I welcome the Government’s recent approach to this. The delay in getting to where we are is unfortunate and, to some extent, inexplicable. Upskirting may be a crime of the modern era—notwithstanding comments made about more archaic technology—and technology has made a difference. None the less, as your Lordships have heard, upskirting has been an offence in Scotland since 2009, and that nine-year delay is inexplicable. It is almost a year since the shadow Justice Secretary asked his counterpart to act. It was the embarrassment of the actions of the Member of Parliament for Christchurch that led the Government, and the Prime Minister herself, rightly to intervene. We are all grateful for that.

All noble Lords should be clear that upskirting is a very serious violation of the privacy and dignity of the victim. It is an urgent problem that there is no specific criminal offence in England and Wales to cover all the scenarios, and this should be borne in mind in hoping for a swift passage for this legislation. As it stands, the law maintains a focus on protecting the public from potential exposure to lewd acts et cetera, rather than protecting the individual from this indignity which is very disturbing, particularly when exacerbated by publication online.

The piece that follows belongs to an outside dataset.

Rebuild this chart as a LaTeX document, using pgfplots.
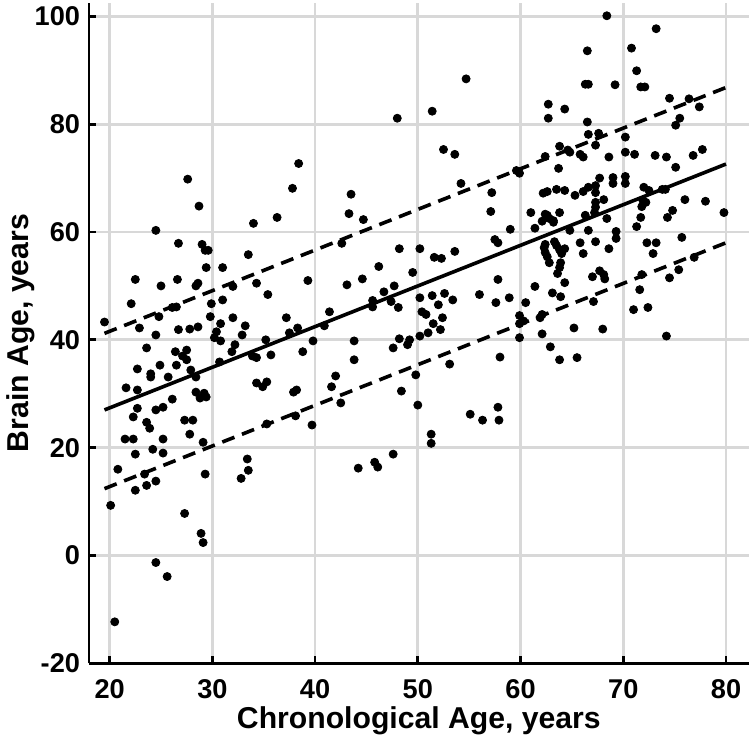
\documentclass[border=0pt]{standalone}
\usepackage{fontspec}
\setmainfont{Liberation Sans}
\usepackage{pgfplots}
\usepackage{pgfplotstable}
\pgfplotsset{compat=1.18}
\definecolor{gridgray}{RGB}{216,216,216}

% chronological age vs predicted brain age
\pgfplotstableread{
x y
27.6 69.8
28.7 64.8
34.0 61.6
36.3 62.7
37.8 68.1
38.4 72.7
24.5 60.3
26.7 57.9
29.0 57.7
29.3 56.6
29.6 56.6
29.4 53.4
31.0 53.4
33.5 55.8
22.5 51.2
25.0 50.0
26.6 51.2
28.4 50.0
28.6 50.5
32.0 49.9
34.3 50.5
35.4 48.4
22.1 46.7
26.1 46.0
26.5 46.1
24.8 44.3
29.9 46.7
31.0 47.4
29.8 44.3
32.0 44.1
30.8 43.0
33.2 42.6
37.2 44.1
19.5 43.3
22.9 42.2
26.7 41.9
27.8 42.0
28.6 42.4
24.5 40.9
30.4 41.5
32.9 40.9
37.5 41.3
38.3 42.2
30.2 40.4
30.8 39.8
35.2 40.0
23.6 38.5
26.4 37.8
27.5 38.1
32.2 39.1
31.9 37.8
27.1 37.0
27.5 36.3
26.5 35.3
24.9 35.3
22.7 34.6
27.9 34.4
30.7 35.9
33.9 37.0
34.3 36.7
35.7 37.2
24.0 33.7
24.0 33.1
25.7 33.1
28.4 33.1
21.6 31.1
22.7 30.7
28.4 30.3
29.2 30.1
28.8 29.2
29.4 29.4
34.3 32.0
34.9 31.3
35.3 32.2
37.9 30.3
26.1 29.0
22.7 27.3
24.5 27.0
25.2 27.5
22.3 25.7
23.6 24.7
23.9 23.6
27.3 25.1
28.1 25.1
27.8 22.5
21.5 21.6
22.3 21.6
25.2 21.6
29.1 21.0
24.2 19.7
35.3 24.4
38.1 25.9
22.5 18.8
25.2 19.0
20.8 16.0
23.4 15.1
23.6 13.0
24.5 13.8
22.5 12.1
29.3 15.1
33.4 17.9
33.5 15.8
32.8 14.3
20.1 9.3
27.3 7.8
28.9 4.1
29.1 2.4
24.5 -1.3
25.6 -3.9
20.5 -12.3
54.7 88.4
51.4 82.4
48.0 81.1
52.5 75.3
53.6 74.4
43.5 67.0
43.3 63.4
44.7 62.3
54.2 69.0
57.2 67.3
57.1 63.8
59.6 71.4
59.9 70.9
59.0 60.5
42.6 57.9
48.2 56.9
50.2 56.9
51.6 55.3
52.3 55.1
53.6 56.4
46.2 53.6
49.5 52.5
39.3 51.0
43.1 50.2
44.6 51.3
47.7 50.0
46.7 48.9
57.5 58.6
57.8 58.0
57.8 51.2
45.6 47.3
45.6 46.1
47.4 47.1
48.1 46.0
50.2 47.8
51.4 48.2
52.0 46.5
52.6 48.6
53.4 47.4
56.0 48.4
57.6 46.9
58.9 47.8
41.4 45.2
50.4 45.2
50.8 44.7
52.4 44.1
51.5 43.0
52.2 41.9
51.0 41.3
50.2 40.7
40.9 42.6
39.8 39.8
38.8 37.8
43.8 39.8
43.8 36.3
48.2 40.2
49.2 40.0
49.0 39.1
47.6 38.5
53.1 35.5
58.0 36.8
59.9 44.5
59.9 43.0
59.9 40.4
42.0 33.3
41.6 31.3
42.5 28.3
38.2 30.7
39.7 24.2
49.8 33.5
48.4 30.5
50.0 27.9
51.3 22.5
51.3 20.8
55.1 26.2
56.3 25.1
57.8 27.5
57.9 25.1
44.2 16.2
45.8 17.3
46.1 16.4
47.6 18.8
68.4 100.1
73.2 97.7
66.5 93.6
70.8 94.1
71.3 89.9
71.7 86.9
72.1 86.9
66.3 87.4
66.6 87.4
69.2 87.3
62.7 83.7
62.7 81.1
64.3 82.8
66.5 80.4
74.5 84.8
76.4 84.7
77.4 83.2
75.5 81.1
75.1 79.8
66.6 78.1
67.6 78.3
70.2 77.6
67.3 76.1
63.8 75.9
64.6 75.2
64.8 74.8
65.8 74.4
66.1 73.9
62.4 74.0
68.6 73.9
70.2 74.8
71.1 74.4
73.1 74.2
74.2 73.9
75.1 72.0
76.8 74.2
77.7 75.3
63.7 71.8
67.7 70.0
69.0 70.1
69.0 69.0
70.2 70.3
70.2 69.0
62.2 67.2
62.6 67.5
63.5 67.9
64.3 67.7
65.3 66.8
66.1 67.5
66.6 68.3
67.3 68.6
67.3 67.3
68.1 66.0
67.3 65.5
67.3 64.6
72.0 68.3
72.5 67.7
73.8 67.9
74.1 67.9
71.9 65.9
72.2 65.5
71.8 64.7
76.0 66.0
78.0 65.7
79.8 63.6
61.0 63.6
62.4 63.3
62.6 63.1
62.8 62.5
63.2 62.1
63.8 63.6
62.1 62.0
66.3 63.1
67.2 63.6
68.4 62.5
74.8 64.0
74.3 62.7
71.7 62.7
71.3 61.0
61.4 60.7
63.2 61.8
64.8 60.3
66.6 60.3
69.3 60.1
69.3 58.8
62.4 57.7
62.3 57.1
62.4 56.2
62.6 55.4
62.8 54.3
63.3 58.2
63.5 57.5
63.8 56.7
64.0 56.0
64.3 56.9
65.8 58.0
66.1 56.0
67.3 58.2
68.6 56.9
63.9 54.3
63.8 53.4
63.6 52.3
72.3 58.0
73.2 58.0
72.9 56.0
75.7 59.0
76.9 55.3
75.4 53.0
74.5 51.5
71.8 52.1
71.6 49.3
71.0 45.6
72.4 46.0
74.2 40.7
67.0 51.7
67.7 52.8
68.1 52.1
68.2 51.3
64.3 50.6
61.4 49.9
63.1 48.7
63.9 48.0
67.1 47.1
60.5 46.9
60.3 43.5
61.9 44.1
62.1 44.7
62.1 41.1
62.9 38.7
63.8 36.3
65.2 42.2
65.5 36.7
68.0 42.0
}\brainage

\begin{document}
\begin{tikzpicture}
\begin{axis}[
  scale only axis, width=328pt, height=328.5pt,
  xmin=18, xmax=82.2, ymin=-20, ymax=102.5,
  axis lines=left,
  axis line style={-, line width=1.4pt, black},
  xtick={20,30,...,80}, ytick={-20,0,...,100},
  yticklabels={-20,0,20,40,60,80,100},
  tick align=inside, major tick length=3.5pt,
  tick style={line width=1.4pt, black},
  grid=major, major grid style={gridgray, line width=1.4pt},
  /pgf/number format/assume math mode=true,
  tick label style={font=\bfseries\fontsize{13.5}{13.5}\selectfont},
  xticklabel style={yshift=-4.5pt},
  yticklabel style={xshift=-1pt},
  xlabel={Chronological Age, years},
  ylabel={Brain Age, years},
  label style={font=\bfseries\fontsize{15}{15}\selectfont},
  xlabel style={yshift=3pt},
  ylabel style={yshift=-7pt},
]
\addplot[only marks, mark=*, mark size=2pt, black] table {\brainage};
\addplot[black, line width=1.8pt] coordinates {(19.5,27.0) (80,72.6)};
\addplot[black, line width=1.8pt, dash pattern=on 6.5pt off 4pt] coordinates {(19.5,41.2) (80,86.8)};
\addplot[black, line width=1.8pt, dash pattern=on 6.5pt off 4pt] coordinates {(19.5,12.4) (80,58.0)};
\end{axis}
\end{tikzpicture}
\end{document}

A number of cases have highlighted the failings of the current law. In 2007, for example, Simon Hamilton—a barrister, no less—was convicted after secretly filming up the skirts of women in supermarkets. However, he was able successfully to appeal on the basis that, as none of the victims had been aware of the filming and no one else had seen it, public decency could not have been outraged. Guy Knight, another professional man—a former chartered accountant—took photographs up women’s skirts on trains over a period of five months while commuting to work. He was caught after suspicious passengers reported him to the police. More than 200 illicit images were found on his phone and laptop, and 10 of the women in the pictures were traced by the police. None of them was aware in that moment that they had been photographed. Last year, he was convicted but fined only £500 and asked to pay a further £500 in costs. That is not a proportionate reflection of the gravity of this offence.

It is therefore important that women, and in particular Gina Martin, have been speaking up; the facts of her case have already been set out. Colleagues in different parties have worked closely with her and her lawyer, Ryan Whelan, since last year. It is a wonderful campaigning achievement to have garnered 100,000 signatures for their petition. It is an important recognition that women across the United Kingdom have been affected by this practice, the ease with which technology facilitates it and the exacerbation of publication. It is almost impossible to know how many victims have been affected.

It is therefore important that, notwithstanding wider concerns about other matters, we give the speediest passage to this tightly crafted criminal offence. No doubt, the Minister will respond to any concerns about the offence itself and will consider them if they are real. However, I urge noble Lords around this House to resist using the Bill for our numerous other concerns around misogyny and misogynistic crimes. During the Bill’s passage through the other place, several Back-Benchers, understandably, tabled amendments to the Bill, looking at issues such as street harassment, anonymity for victims of revenge porn, the cross-examination of victims of abuse in civil courts, and the distribution and sharing of images, and so on—which are all important matters that need to be looked at, but not so as to slow the passage of the Bill and this particular offence, which must be got right. Other matters ought to be dealt with in another vehicle.

I am therefore incredibly heartened to hear the commitment from the Government with regard to the Law Commission review of this area of law. The Law Commission is a wonderful body, designed to do just that work. There are too many crimes of misogyny and too much misogyny in the culture. In this country and all around the world, from Riyadh to Rotherham, certainly in numerical terms, gender injustice may be the greatest abuse on the planet.

I was conscious both in this important debate and in the earlier Question and exchange between the noble Lord, Lord Balfe, and the noble Lord, Lord Ashton of Hyde, that the cowardice of anonymity, when degrading or, to use the language of the Bill, “humiliating, alarming or distressing” women does not just happen online but via other vehicles as well. I take this opportunity to say in your Lordships’ House that I was reminded of this over the weekend by some of the language directed at the Prime Minister by a man—I believe—who is allegedly her colleague. That violent language was humiliating, distressing and alarming, if not to the Prime Minister herself, to every decent Member of either House of Parliament. Yes, we must legislate in many respects, but legislation is not the only way that leadership should be shown by people in political life. Forgive me for going off at that tangent, but I think that it is important.

In the meantime, I look forward to hearing the Minister’s reply and I hope we have speedy and unanimous support for the passage of this Bill.